**EXERCISE DIRECTIONS**
Pick out each line below containing "this".

**INFORMATION SHOWN**
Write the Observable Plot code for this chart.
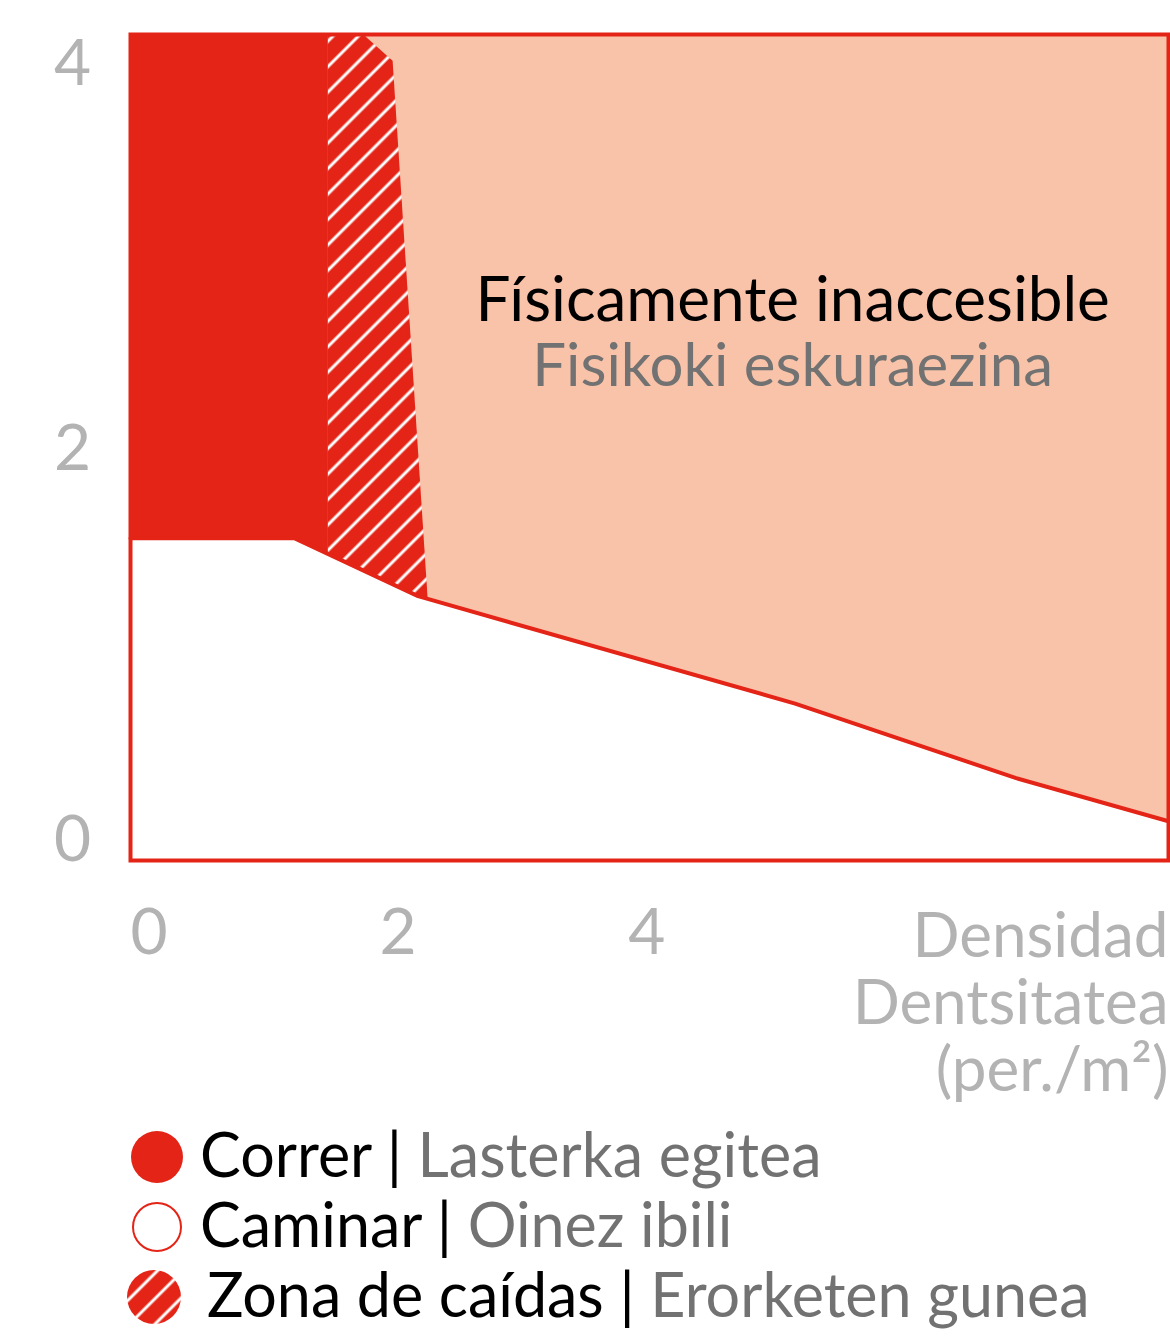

* * *

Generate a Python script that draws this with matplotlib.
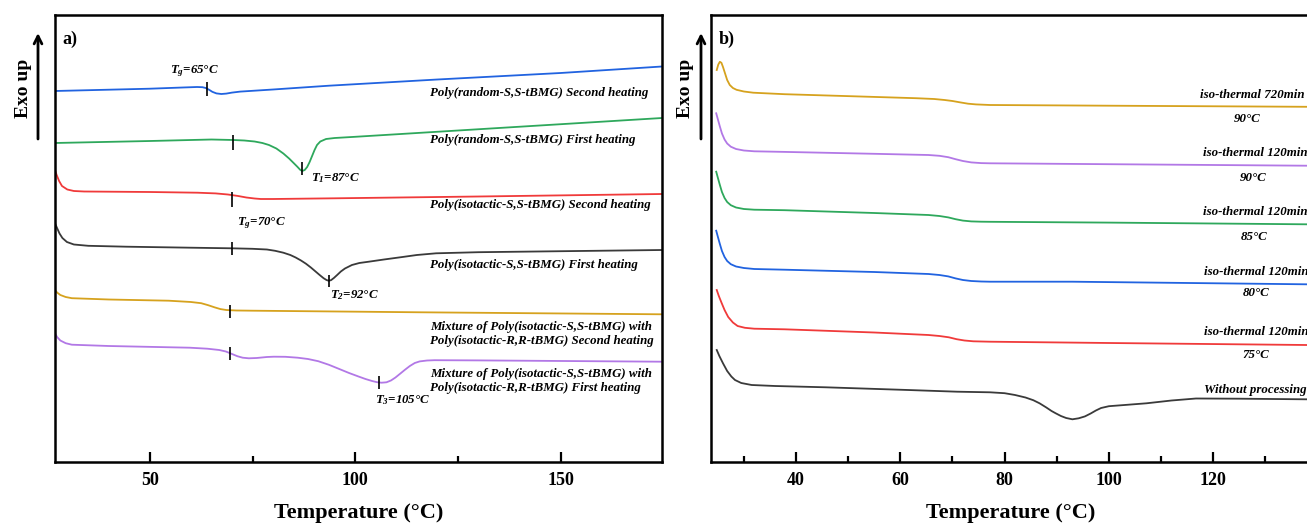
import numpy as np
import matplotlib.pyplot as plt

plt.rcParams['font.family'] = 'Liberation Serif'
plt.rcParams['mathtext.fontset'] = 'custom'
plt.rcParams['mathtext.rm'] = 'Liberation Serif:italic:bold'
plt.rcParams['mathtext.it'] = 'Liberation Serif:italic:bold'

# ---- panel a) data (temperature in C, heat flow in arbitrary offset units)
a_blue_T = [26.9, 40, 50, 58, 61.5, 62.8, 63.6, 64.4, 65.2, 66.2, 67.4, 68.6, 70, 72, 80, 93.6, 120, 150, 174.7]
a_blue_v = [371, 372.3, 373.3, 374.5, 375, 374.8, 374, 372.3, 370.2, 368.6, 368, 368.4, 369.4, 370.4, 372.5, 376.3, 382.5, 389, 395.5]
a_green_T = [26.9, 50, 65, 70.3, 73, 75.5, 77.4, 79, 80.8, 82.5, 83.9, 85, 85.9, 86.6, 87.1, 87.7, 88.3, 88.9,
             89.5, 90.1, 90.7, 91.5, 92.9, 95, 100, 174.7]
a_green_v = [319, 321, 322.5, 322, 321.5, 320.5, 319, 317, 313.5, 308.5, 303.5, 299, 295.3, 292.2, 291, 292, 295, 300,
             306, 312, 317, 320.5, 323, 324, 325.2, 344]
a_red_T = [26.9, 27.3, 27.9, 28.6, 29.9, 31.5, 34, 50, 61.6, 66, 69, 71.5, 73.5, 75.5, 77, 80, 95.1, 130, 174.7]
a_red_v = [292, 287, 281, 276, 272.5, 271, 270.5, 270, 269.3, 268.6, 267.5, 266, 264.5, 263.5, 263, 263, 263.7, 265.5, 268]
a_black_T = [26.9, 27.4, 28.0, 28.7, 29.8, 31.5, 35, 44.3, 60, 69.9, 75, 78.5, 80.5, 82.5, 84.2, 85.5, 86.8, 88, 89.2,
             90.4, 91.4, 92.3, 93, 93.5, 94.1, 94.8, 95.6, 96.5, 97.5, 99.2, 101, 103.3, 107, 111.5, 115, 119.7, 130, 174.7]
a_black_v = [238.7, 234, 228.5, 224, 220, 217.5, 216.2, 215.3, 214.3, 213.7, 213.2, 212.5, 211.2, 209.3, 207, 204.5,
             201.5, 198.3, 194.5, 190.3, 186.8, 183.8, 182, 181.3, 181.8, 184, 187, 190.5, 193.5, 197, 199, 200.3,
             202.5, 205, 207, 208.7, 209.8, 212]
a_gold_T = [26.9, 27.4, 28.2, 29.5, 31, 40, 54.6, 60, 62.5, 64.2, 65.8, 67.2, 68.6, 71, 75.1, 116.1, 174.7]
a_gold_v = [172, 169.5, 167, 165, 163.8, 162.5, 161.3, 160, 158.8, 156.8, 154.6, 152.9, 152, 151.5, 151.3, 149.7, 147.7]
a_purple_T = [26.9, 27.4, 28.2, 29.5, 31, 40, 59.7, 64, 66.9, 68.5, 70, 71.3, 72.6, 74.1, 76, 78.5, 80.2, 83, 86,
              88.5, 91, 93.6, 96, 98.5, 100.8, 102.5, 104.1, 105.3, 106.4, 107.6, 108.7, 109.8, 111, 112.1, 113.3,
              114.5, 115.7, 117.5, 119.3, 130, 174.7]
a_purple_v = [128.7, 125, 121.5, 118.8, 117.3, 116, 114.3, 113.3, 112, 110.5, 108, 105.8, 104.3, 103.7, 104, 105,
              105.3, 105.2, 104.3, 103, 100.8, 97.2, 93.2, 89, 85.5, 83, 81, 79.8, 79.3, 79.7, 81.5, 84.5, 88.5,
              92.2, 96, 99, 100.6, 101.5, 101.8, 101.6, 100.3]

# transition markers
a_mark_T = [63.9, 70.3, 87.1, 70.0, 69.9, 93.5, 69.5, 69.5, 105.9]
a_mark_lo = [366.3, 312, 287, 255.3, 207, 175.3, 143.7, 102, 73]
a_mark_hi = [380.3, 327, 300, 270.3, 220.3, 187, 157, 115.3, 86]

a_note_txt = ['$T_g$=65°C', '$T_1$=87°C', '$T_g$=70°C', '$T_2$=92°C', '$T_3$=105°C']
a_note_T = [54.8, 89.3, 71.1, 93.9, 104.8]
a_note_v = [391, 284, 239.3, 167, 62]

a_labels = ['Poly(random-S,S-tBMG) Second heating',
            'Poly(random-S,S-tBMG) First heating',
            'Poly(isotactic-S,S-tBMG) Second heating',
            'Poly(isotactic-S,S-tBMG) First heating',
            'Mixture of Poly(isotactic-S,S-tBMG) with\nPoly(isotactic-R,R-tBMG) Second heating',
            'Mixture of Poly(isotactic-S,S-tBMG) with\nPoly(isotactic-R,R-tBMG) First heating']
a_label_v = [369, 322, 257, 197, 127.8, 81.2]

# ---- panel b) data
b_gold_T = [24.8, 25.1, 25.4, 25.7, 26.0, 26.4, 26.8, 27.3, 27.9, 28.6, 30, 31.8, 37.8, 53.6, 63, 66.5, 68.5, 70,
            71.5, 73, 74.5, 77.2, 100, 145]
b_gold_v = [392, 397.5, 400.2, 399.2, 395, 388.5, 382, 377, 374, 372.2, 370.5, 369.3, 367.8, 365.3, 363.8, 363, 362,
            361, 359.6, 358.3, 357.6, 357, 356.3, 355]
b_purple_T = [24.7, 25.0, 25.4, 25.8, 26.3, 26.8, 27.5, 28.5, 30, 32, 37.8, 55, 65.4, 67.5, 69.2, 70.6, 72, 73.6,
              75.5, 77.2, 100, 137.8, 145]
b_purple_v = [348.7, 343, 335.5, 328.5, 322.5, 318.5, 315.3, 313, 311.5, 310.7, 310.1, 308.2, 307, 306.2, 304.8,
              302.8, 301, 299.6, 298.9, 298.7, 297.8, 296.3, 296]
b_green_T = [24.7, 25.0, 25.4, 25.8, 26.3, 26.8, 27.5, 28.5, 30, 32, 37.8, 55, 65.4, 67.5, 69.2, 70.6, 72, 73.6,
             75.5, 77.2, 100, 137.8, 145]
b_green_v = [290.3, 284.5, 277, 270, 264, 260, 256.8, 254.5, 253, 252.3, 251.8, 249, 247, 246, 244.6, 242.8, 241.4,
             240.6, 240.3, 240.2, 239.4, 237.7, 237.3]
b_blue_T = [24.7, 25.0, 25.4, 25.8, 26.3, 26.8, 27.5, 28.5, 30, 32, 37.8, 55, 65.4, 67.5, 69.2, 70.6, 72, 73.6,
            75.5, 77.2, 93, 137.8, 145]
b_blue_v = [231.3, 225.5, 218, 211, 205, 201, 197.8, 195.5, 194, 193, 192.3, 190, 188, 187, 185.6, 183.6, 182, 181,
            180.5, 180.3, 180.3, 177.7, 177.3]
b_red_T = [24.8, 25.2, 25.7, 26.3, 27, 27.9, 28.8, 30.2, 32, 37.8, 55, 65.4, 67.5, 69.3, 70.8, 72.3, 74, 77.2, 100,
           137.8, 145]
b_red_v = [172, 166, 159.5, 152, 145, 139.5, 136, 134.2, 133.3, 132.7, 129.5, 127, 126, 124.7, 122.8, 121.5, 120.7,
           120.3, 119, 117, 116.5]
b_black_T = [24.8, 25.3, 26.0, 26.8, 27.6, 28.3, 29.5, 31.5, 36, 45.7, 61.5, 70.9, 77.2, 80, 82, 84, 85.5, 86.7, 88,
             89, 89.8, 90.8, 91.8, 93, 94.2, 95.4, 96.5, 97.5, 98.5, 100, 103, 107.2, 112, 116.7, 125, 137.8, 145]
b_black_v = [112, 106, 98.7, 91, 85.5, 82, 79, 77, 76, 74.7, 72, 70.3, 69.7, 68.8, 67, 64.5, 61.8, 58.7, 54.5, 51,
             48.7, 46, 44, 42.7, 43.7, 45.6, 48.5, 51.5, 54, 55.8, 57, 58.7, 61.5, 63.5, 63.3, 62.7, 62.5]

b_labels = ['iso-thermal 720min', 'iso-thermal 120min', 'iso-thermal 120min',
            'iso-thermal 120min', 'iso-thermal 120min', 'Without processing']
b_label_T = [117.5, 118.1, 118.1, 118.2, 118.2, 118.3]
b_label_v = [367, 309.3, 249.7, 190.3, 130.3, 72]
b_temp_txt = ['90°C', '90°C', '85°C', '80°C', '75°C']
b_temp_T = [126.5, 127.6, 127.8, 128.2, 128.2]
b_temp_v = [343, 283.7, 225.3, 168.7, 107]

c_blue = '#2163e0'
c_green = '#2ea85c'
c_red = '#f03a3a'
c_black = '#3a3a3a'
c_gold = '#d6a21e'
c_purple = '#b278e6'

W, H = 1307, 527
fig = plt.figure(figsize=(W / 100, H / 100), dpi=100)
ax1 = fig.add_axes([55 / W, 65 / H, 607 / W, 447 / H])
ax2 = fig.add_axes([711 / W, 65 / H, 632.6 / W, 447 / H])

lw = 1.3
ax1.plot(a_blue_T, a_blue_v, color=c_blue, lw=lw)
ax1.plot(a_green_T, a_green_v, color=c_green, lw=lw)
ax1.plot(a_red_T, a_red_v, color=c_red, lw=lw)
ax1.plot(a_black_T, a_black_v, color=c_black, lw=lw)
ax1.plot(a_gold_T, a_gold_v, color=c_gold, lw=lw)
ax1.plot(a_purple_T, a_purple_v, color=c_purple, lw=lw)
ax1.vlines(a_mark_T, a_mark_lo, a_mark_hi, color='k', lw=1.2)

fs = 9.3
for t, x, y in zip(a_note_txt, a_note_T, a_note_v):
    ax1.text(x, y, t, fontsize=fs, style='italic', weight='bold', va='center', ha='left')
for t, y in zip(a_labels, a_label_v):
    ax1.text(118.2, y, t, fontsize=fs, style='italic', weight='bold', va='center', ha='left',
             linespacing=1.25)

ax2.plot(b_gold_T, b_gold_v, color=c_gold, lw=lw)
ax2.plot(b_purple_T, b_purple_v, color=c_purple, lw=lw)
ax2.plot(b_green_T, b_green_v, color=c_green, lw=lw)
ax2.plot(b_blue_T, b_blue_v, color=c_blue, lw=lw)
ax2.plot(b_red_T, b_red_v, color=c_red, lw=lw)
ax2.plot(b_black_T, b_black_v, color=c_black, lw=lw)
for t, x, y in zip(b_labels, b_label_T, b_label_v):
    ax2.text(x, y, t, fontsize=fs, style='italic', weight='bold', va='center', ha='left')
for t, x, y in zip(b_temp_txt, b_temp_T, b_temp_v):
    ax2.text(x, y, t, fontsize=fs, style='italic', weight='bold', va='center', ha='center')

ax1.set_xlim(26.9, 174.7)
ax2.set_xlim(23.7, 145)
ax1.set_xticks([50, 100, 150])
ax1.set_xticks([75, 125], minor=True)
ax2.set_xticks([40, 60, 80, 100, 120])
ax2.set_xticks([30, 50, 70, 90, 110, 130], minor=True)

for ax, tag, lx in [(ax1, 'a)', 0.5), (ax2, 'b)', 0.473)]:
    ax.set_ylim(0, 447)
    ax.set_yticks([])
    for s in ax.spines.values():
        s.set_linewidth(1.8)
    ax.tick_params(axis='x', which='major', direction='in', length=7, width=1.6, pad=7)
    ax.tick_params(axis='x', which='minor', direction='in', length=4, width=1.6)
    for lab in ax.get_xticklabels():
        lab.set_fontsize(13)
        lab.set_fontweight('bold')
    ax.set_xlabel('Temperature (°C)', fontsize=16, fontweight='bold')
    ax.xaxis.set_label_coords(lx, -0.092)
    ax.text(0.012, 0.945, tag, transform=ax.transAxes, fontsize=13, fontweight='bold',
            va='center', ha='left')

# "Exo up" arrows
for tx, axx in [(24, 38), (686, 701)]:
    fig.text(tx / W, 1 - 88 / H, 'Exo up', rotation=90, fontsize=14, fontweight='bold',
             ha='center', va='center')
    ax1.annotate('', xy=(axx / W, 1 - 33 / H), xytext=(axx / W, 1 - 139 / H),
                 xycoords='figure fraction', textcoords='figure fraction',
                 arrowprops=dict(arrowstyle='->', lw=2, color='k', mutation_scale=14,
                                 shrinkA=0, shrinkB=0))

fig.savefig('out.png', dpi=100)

**EXPECTED ANSWER**
Write the Observable Plot code for this chart.
Generate a Python script that draws this with matplotlib.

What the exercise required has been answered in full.